### CHALLENGE
Find the string "with" in the data, then copy every line where it is found.

### DATASET EXCERPT

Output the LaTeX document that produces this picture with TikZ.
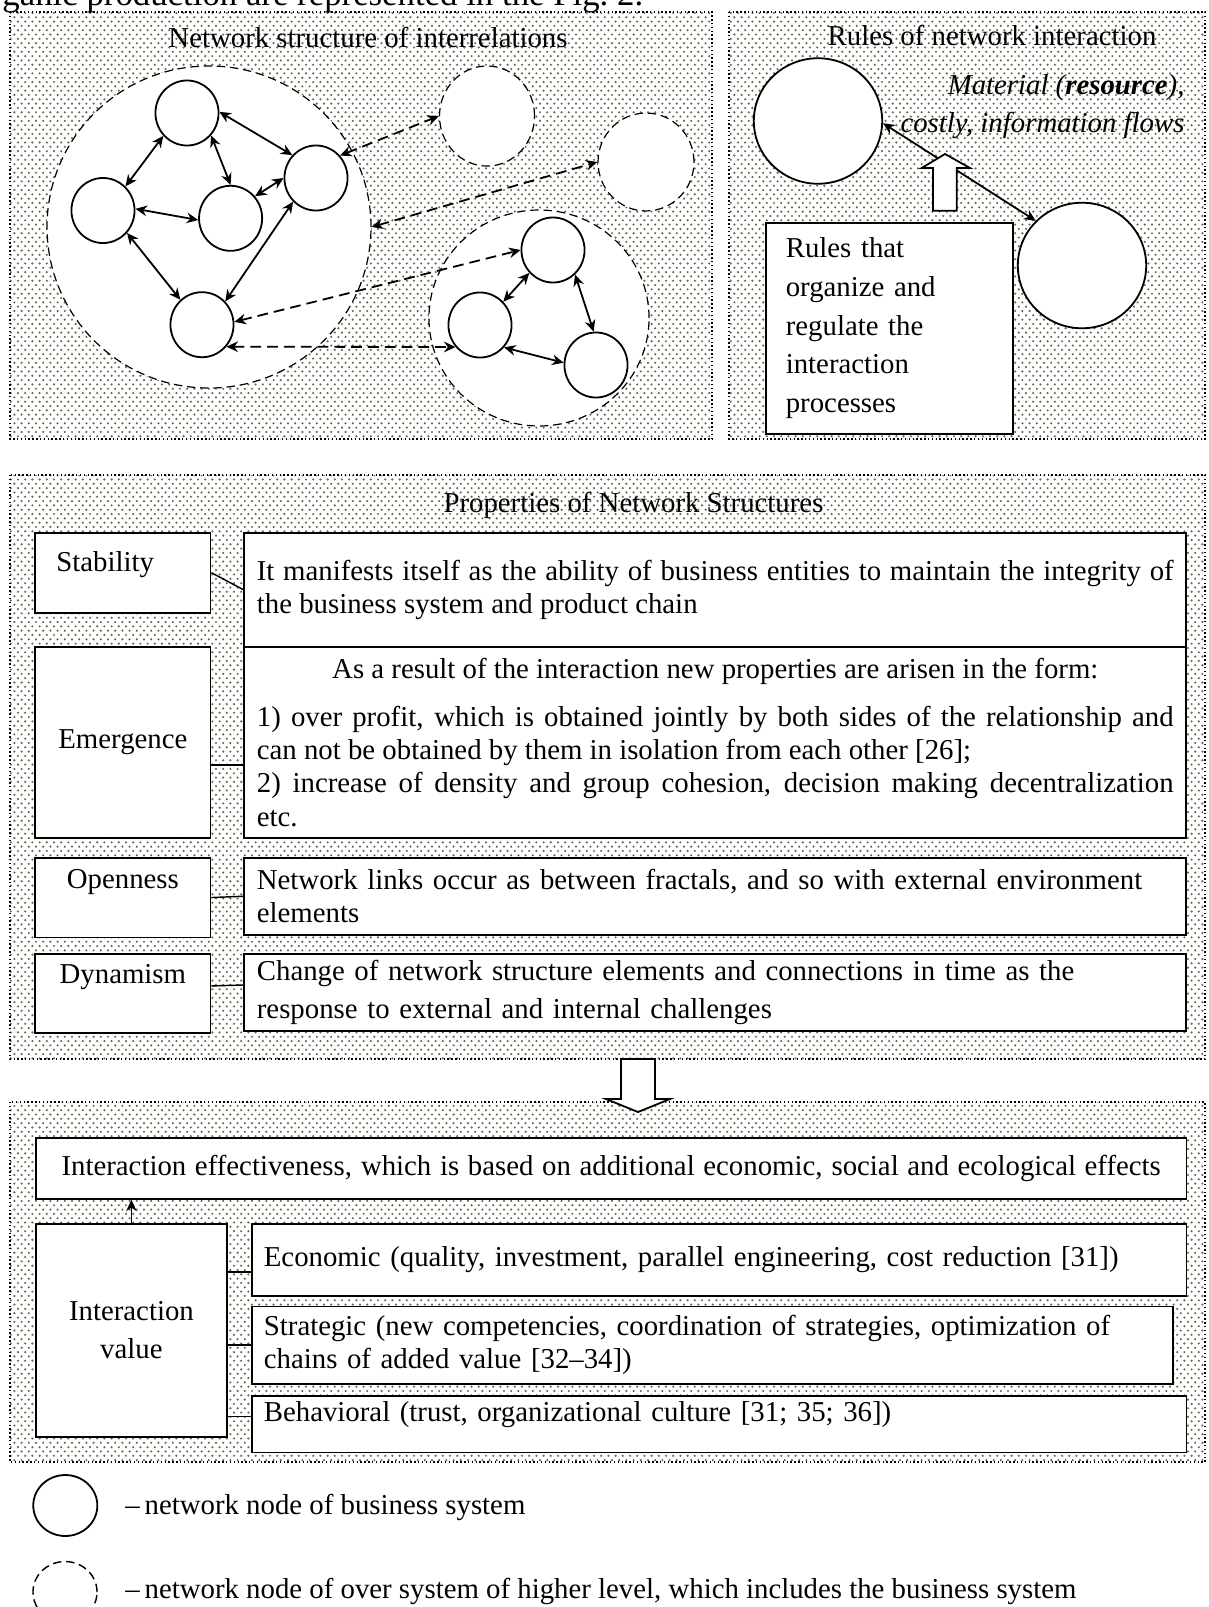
\documentclass[tikz,border=0pt]{standalone}
\usepackage{fontspec}
\setmainfont{Liberation Serif}
\usepackage{tikz}
\usetikzlibrary{patterns.meta,arrows.meta,shapes.geometric,calc}
\definecolor{dotgray}{RGB}{105,105,80}
\pgfdeclarepattern{
  name=refdots,
  type=uncolored,
  bottom left={\pgfpoint{-0.6pt}{-0.6pt}},
  top right={\pgfpoint{2.4pt}{3pt}},
  tile size={\pgfpoint{3pt}{3.6pt}},
  code={
    \pgfpathcircle{\pgfpoint{0pt}{0pt}}{0.5pt}
    \pgfpathcircle{\pgfpoint{1.5pt}{1.8pt}}{0.5pt}
    \pgfusepath{fill}
  }
}

\begin{document}
\begin{tikzpicture}[x=0.41667pt, y=-0.41667pt, font=\fontsize{12}{13.8}\selectfont,
    >={Stealth[length=4.8pt,width=4.4pt]},
    panel/.style={densely dotted, line width=0.6pt, pattern=refdots, pattern color=dotgray},
    bnode/.style={ellipse, draw, fill=white, line width=0.75pt, minimum width=26.3pt, minimum height=27.1pt, inner sep=0pt},
    hnode/.style={ellipse, draw, fill=white, line width=0.5pt, dash pattern=on 3.5pt off 2pt, inner sep=0pt},
    link/.style={<->, line width=0.75pt},
    dlink/.style={<->, line width=0.75pt, dash pattern=on 4.5pt off 2.5pt},
    box/.style={draw, fill=white, line width=0.75pt, anchor=north west, inner ysep=1pt},
    txtbox/.style={box, text width=382pt, inner xsep=5.25pt, align=left},
    conn/.style={line width=0.6pt},
    title/.style={inner sep=0pt}]
  \useasboundingbox (0,0) rectangle (1208,1607);
  \clip (0,0) rectangle (1208,1607);

  \node[anchor=base west, inner sep=0pt, font=\fontsize{14.5}{16}\selectfont] (intro) at (2,5) {ganic production are represented in the Fig.~2.};

  % Network structure
  \draw[panel] (10,12) rectangle (712,439);
  \node[title] (netT) at (368,38) {Network structure of interrelations};
  \node[hnode, minimum width=135pt, minimum height=134.2pt] (L) at (209,227) {};
  \node[hnode, minimum width=91.7pt, minimum height=90pt] (R) at (539,318) {};
  \node[hnode, minimum width=39.6pt, minimum height=41.7pt] (D1) at (487,116) {};
  \node[hnode, minimum width=40pt, minimum height=40.8pt] (D2) at (646,162) {};
  \node[bnode] (n1) at (187,113) {};
  \node[bnode] (n2) at (103,210.5) {};
  \node[bnode] (n3) at (230.6,218.3) {};
  \node[bnode] (n4) at (316,178) {};
  \node[bnode] (n5) at (202,324.7) {};
  \node[bnode] (r1) at (553,250) {};
  \node[bnode] (r2) at (480,325) {};
  \node[bnode] (r3) at (596,365) {};
  \draw[link] (n1.2) -- (n4.136);
  \draw[link] (n1.224) -- (n2.47);
  \draw[link] (n1.-43) -- (n3.90);
  \draw[link] (n2.3) -- (n3.183);
  \draw[link] (n3.42) -- (n4.180);
  \draw[link] (n2.-43) -- (n5.131);
  \draw[link] (n4.226) -- (n5.45);
  \draw[link] (r1.224) -- (r2.45);
  \draw[link] (r1.-48) -- (r3.94);
  \draw[link] (r2.-43) -- (r3.176);
  \draw[dlink] (n4.43) -- (D1.west);
  \draw[dlink] (L.east) -- (D2.west);
  \draw[dlink] (n5.5) -- (r1.west);
  \draw[dlink] (n5.-42) -- (r2.-138);

  % Rules
  \draw[panel] (729,12) rectangle (1205,439);
  \node[title] (ruleT) at (992,36) {Rules of network interaction};
  \node[bnode, minimum width=53.5pt, minimum height=52.3pt] (A) at (818,121) {};
  \node[bnode, minimum width=53.5pt, minimum height=52.3pt] (B) at (1082,265.5) {};
  \node[anchor=east, inner sep=0pt, align=right, font=\fontsize{12}{13.8}\selectfont\itshape] (flows) at (1185,106.5) {Material (\textbf{resource}),\\[2.3pt]costly, information flows};
  \draw[link] (A.-2) -- (B.136);
  \draw[line width=0.75pt, fill=white] (933,210.7) -- (933,168) -- (921.7,168) -- (945,154) -- (970,168) -- (956.7,168) -- (956.7,210.7) -- cycle;
  \node[box, minimum width=102.9pt, minimum height=88pt, text width=86.3pt, inner xsep=8.3pt, align=left] (rules) at (765,221.7) {Rules that\\[2.3pt] organize and\\[2.3pt] regulate the\\[2.3pt] interaction\\[2.3pt] processes};

  % Properties
  \draw[panel] (10,475) rectangle (1205,1059);
  \node[title] (propT) at (633.5,505) {Properties of Network Structures};
  \node[box, text width=55.4pt, inner xsep=8.8pt, inner ysep=0pt, text height=16pt, text depth=17.4pt, align=left] (stab) at (34.4,531.7) {Stability};
  \node[box, minimum width=73pt, minimum height=79.6pt] (emer) at (34.4,646) {Emergence};
  \node[box, minimum width=73pt, inner ysep=0pt, text height=13pt, text depth=20.3pt] (open) at (34.4,856.7) {Openness};
  \node[box, minimum width=73pt, inner ysep=0pt, text height=12.5pt, text depth=20.4pt] (dyn) at (34.4,953) {Dynamism};
  \node[txtbox, minimum height=47.6pt, align=justify] (stabT) at (243.4,531.7) {It manifests itself as the ability of business entities to maintain the integrity of\linebreak the business system and product chain};
  \node[txtbox, minimum height=79.6pt, align=justify] (emerT) at (243.4,646) {{\centering As a result of the interaction new properties are arisen in the form:\par}\vspace{6.2pt}1) over profit, which is obtained jointly by both sides of the relationship and\linebreak can not be obtained by them in isolation from each other [26];\\2) increase of density and group cohesion, decision making decentralization\linebreak etc.};
  \node[txtbox, minimum height=32.2pt] (openT) at (243.4,856.7) {Network links occur as between fractals, and so with external environment\\ elements};
  \node[txtbox, minimum height=32.1pt] (dynT) at (243.4,953) {Change of network structure elements and connections in time as the\\[2pt] response to external and internal challenges};
  \draw[conn] (stab.east) -- (stabT.west);
  \draw[conn] ([yshift=-9.4pt]emer.east) -- ([yshift=-9.4pt]emerT.west);
  \draw[conn] (open.east) -- (openT.west);
  \draw[conn] ([yshift=3.1pt]dyn.east) -- ([yshift=3.1pt]dynT.west);

  % Value
  \draw[panel] (10,1102) rectangle (1205,1462);
  \draw[line width=0.75pt, fill=white] (621,1059) -- (621,1099) -- (606,1099) -- (638,1112) -- (670,1099) -- (655,1099) -- (655,1059) -- cycle;
  \node[box, minimum width=479.4pt, minimum height=25.5pt] (ieff) at (35,1136.7) {\makebox[458pt][s]{Interaction effectiveness, which is based on additional economic, social and ecological effects}};
  \node[box, minimum width=79.6pt, minimum height=88.9pt, align=center] (ival) at (35,1222.7) {Interaction\\[2pt] value};
  \node[box, minimum height=30pt, text width=379.4pt, inner xsep=5pt, align=left] (econ) at (251,1223) {Economic (quality, investment, parallel engineering, cost reduction [31])};
  \node[box, minimum height=32.3pt, text width=373.75pt, inner xsep=5pt, align=left] (strat) at (251,1305.5) {Strategic (new competencies, coordination of strategies, optimization of\\ chains of added value [32--34])};
  \node[box, inner ysep=0pt, text height=10.8pt, text depth=12.8pt, text width=379.4pt, inner xsep=5pt, align=left] (behav) at (251,1395) {Behavioral (trust, organizational culture [31; 35; 36])};
  \draw[conn, ->] (ival.north) -- (ival.north |- ieff.south);
  \draw[conn] ($(econ.west)+(0,12)$) -- ($(econ.west -| ival.east)+(0,12)$);
  \draw[conn] (strat.west) -- (strat.west -| ival.east);
  \draw[conn] ($(behav.west)+(0,-8)$) -- ($(behav.west -| ival.east)+(0,-8)$);

  % Legend
  \node[bnode, minimum width=26.7pt, minimum height=25.4pt] (lg1) at (65.3,1505.5) {};
  \node[anchor=west, inner sep=0pt] (lg1T) at (125,1507) {--\,network node of business system};
  \node[hnode, line width=0.6pt, minimum width=26.7pt, minimum height=25.4pt] (lg2) at (65,1592) {};
  \node[anchor=west, inner sep=0pt] (lg2T) at (125,1591) {--\,network node of over system of higher level, which includes the business system};
\end{tikzpicture}
\end{document}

### RESPONSE BELOW
Output the LaTeX document that produces this picture with TikZ.
  \node[txtbox, minimum height=32.2pt] (openT) at (243.4,856.7) {Network links occur as between fractals, and so with external environment\\ elements};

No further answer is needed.